On the last trading day of the week, cryptocurrency markets moved quietly amid ongoing uncertainty. Fresh economic data out of Japan and rising tensions in Iran have together fostered a cautious mood across investors. The leading cryptocurrency, BTC, struggled to break above the $78,700 mark reached Thursday, as the upward momentum seen since late March began losing steam at the start of this week.
Japan inflation outpaces forecasts, sparks crypto volatility
Japan, one of the world’s largest economies and closely watched by crypto investors, delivered inflation figures above expectations in March. The Services Sector Wage Index rose 3.1%, signaling ongoing price pressures within the sector. Additionally, core inflation rebounded for the first time in five months, reaching 1.8%, while overall inflation climbed to 1.5%. Despite these increases, both remain below the Bank of Japan’s 2% target. Excluding fresh food and energy, the so-called ‘core-core’ inflation actually fell to 2.4%, its lowest since October 2024.
These numbers, together with swings in the yen and shifting appetite for Japanese assets, applied notable pressure to crypto prices. Investors have flagged the risk that rising energy costs, alongside higher inflation in Japan, could further strain markets.
Geopolitical risks weigh on outlook
Tensions in Iran continued to cast a shadow over markets, especially as disruptions in oil transit through the Strait of Hormuz intensified concerns. According to coverage from Axios, Iran laid additional naval mines in the strait this week, significantly curbing commercial activity through a channel that carries nearly 20% of the world’s seaborne oil. The U.S. Department of Defense informed Congress that clearing these mines could take at least six months even after hostilities end.
Oil prices have surged dramatically under these pressures. The WTI contract has gained over 40% since the end of February, reaching as high as $96 per barrel. This rapid escalation has direct consequences for heavily oil-dependent countries such as Japan, potentially reinforcing stubborn inflation at home and globally.

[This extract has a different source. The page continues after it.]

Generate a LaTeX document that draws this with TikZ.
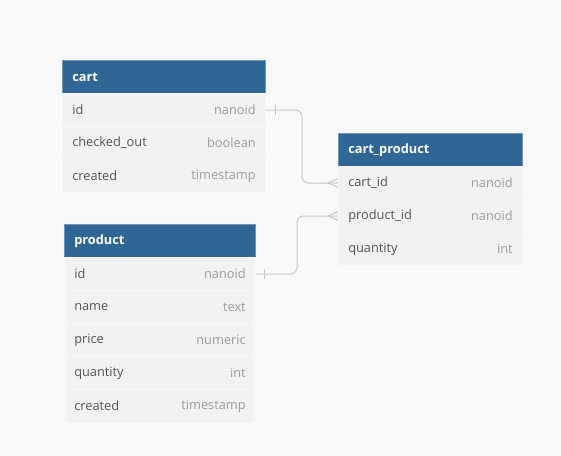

Eyes on the next Bank of Japan meeting
Market attention now turns to the upcoming critical meeting of the Bank of Japan. According to analysts cited by InvestingLive, the central bank is expected to keep rates steady for now, but may adopt a more hawkish tone, signaling possible rate hikes in the near future. With inflation risks driven by geopolitical tensions, speculation is rising that a rate increase could come as early as June.
Analysts note that if the Bank of Japan toughens its rhetoric or flags higher rates, the yen could appreciate sharply, triggering pronounced volatility across global markets.
Recent data from the CFTC shows that most speculative positions on the Japanese yen are currently short. Should the central bank surprise markets with a rate hike or hawkish messaging, a sudden and robust surge in yen buying could follow in the short term.
Historically, the yen has been a preferred funding currency for acquiring riskier assets. Any swift appreciation could therefore elevate risk aversion, leading to selling pressure not just in crypto but across a range of financial instruments.
BTC ended the week trading sideways near $77,800, maintaining a cautious stance. Ethereum, meanwhile, hovered near $2,300, posting a modest loss of 0.8% for the day. BTC saw a smaller daily dip, with its decline limited to 0.6%.